TUMORS OF THE LYMPHATICS.
The term _lymphoma_ has been indiscriminately ascribed to various enlargements of the lymph nodes and lymphoid tissue throughout the body, so much so as to have really lost its significance. If by the term is meant simply a tumor of a lymph node it will usually fall under the proper classification as being a granuloma, a syphiloma, a carcinoma, etc. If by the term is meant a general involvement of lymph tissue throughout the body, such as is seen in status lymphaticus, then it would be best to use some other term. Finally it may be questioned whether there is any distinctly marked lymphoma, _i. e._, a tumor of true lymphatic structure, which is not of infectious origin.
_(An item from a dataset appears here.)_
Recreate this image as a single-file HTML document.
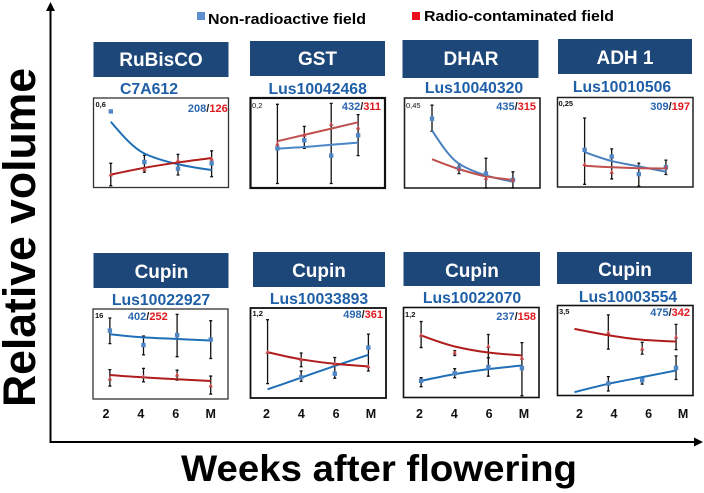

The term _lymphosarcoma_ is still in use and probably will not be expunged until our notions of pathology are clearer. The expression _lymphadenoma_ should be discarded. Multiple malignant lymphoma, as stated above, is but another name for the condition ordinarily described as Hodgkin’s disease. That sarcoma and endothelioma may arise in the lymph nodes is universally conceded, although as primary neoplasms in these localities they are rare. Not much can be said, then, that is distinctive about lymphoma.
In a general way, it may be said of any tumors of the lymph nodes that if isolated or not too multiple they should be extirpated.